Provided data »

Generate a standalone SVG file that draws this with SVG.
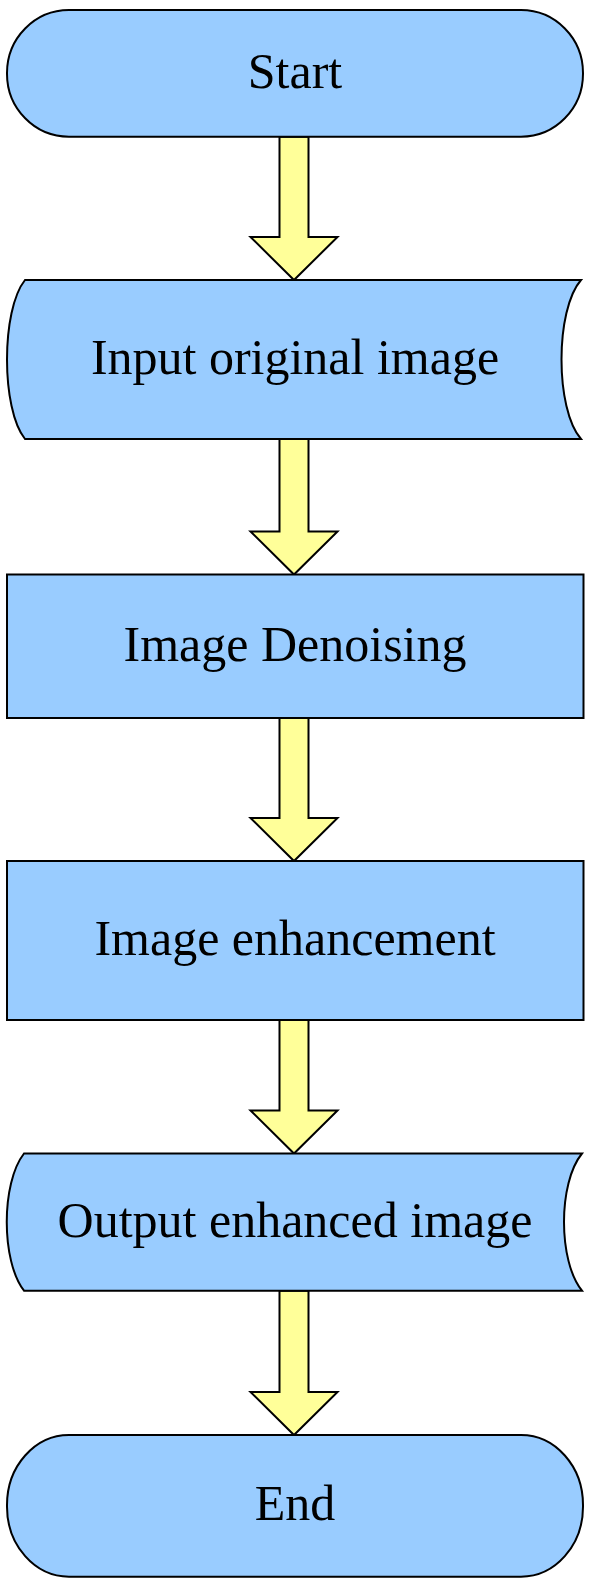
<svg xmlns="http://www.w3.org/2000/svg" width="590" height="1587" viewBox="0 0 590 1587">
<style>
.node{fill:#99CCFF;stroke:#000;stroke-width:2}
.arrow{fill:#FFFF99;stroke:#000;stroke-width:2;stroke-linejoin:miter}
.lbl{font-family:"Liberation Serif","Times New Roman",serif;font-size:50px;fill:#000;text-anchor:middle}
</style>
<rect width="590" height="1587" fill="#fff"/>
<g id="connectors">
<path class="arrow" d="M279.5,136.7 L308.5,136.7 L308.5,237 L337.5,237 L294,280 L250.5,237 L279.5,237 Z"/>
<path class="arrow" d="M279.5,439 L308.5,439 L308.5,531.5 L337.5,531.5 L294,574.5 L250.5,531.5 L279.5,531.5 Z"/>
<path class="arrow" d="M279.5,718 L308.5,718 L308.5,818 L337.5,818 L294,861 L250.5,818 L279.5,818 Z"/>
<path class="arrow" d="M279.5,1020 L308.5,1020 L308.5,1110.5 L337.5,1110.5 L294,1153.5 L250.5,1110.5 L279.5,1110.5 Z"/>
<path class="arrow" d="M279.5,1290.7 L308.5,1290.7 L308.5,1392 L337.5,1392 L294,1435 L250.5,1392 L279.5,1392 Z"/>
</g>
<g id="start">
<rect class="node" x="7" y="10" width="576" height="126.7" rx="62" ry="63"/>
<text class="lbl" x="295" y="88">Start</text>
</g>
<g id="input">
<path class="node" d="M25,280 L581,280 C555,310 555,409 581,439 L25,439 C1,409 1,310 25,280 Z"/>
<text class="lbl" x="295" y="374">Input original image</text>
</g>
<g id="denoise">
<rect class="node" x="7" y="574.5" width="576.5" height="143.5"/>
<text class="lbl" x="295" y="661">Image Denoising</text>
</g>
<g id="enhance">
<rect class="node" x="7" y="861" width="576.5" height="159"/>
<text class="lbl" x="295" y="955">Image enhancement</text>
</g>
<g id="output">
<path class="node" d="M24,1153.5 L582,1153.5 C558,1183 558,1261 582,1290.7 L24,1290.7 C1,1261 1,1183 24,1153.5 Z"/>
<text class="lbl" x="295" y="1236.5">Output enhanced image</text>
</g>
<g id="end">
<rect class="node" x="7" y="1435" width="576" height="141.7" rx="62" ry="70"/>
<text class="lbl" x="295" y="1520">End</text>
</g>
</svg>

Stated goal » Omit pictures; set down the rest of the material word for word.

Answer to the problem »
Generate a standalone SVG file that draws this with SVG.
<svg xmlns="http://www.w3.org/2000/svg" width="590" height="1587" viewBox="0 0 590 1587">
<style>
.node{fill:#99CCFF;stroke:#000;stroke-width:2}
.arrow{fill:#FFFF99;stroke:#000;stroke-width:2;stroke-linejoin:miter}
.lbl{font-family:"Liberation Serif","Times New Roman",serif;font-size:50px;fill:#000;text-anchor:middle}
</style>
<rect width="590" height="1587" fill="#fff"/>
<g id="connectors">
<path class="arrow" d="M279.5,136.7 L308.5,136.7 L308.5,237 L337.5,237 L294,280 L250.5,237 L279.5,237 Z"/>
<path class="arrow" d="M279.5,439 L308.5,439 L308.5,531.5 L337.5,531.5 L294,574.5 L250.5,531.5 L279.5,531.5 Z"/>
<path class="arrow" d="M279.5,718 L308.5,718 L308.5,818 L337.5,818 L294,861 L250.5,818 L279.5,818 Z"/>
<path class="arrow" d="M279.5,1020 L308.5,1020 L308.5,1110.5 L337.5,1110.5 L294,1153.5 L250.5,1110.5 L279.5,1110.5 Z"/>
<path class="arrow" d="M279.5,1290.7 L308.5,1290.7 L308.5,1392 L337.5,1392 L294,1435 L250.5,1392 L279.5,1392 Z"/>
</g>
<g id="start">
<rect class="node" x="7" y="10" width="576" height="126.7" rx="62" ry="63"/>
<text class="lbl" x="295" y="88">Start</text>
</g>
<g id="input">
<path class="node" d="M25,280 L581,280 C555,310 555,409 581,439 L25,439 C1,409 1,310 25,280 Z"/>
<text class="lbl" x="295" y="374">Input original image</text>
</g>
<g id="denoise">
<rect class="node" x="7" y="574.5" width="576.5" height="143.5"/>
<text class="lbl" x="295" y="661">Image Denoising</text>
</g>
<g id="enhance">
<rect class="node" x="7" y="861" width="576.5" height="159"/>
<text class="lbl" x="295" y="955">Image enhancement</text>
</g>
<g id="output">
<path class="node" d="M24,1153.5 L582,1153.5 C558,1183 558,1261 582,1290.7 L24,1290.7 C1,1261 1,1183 24,1153.5 Z"/>
<text class="lbl" x="295" y="1236.5">Output enhanced image</text>
</g>
<g id="end">
<rect class="node" x="7" y="1435" width="576" height="141.7" rx="62" ry="70"/>
<text class="lbl" x="295" y="1520">End</text>
</g>
</svg>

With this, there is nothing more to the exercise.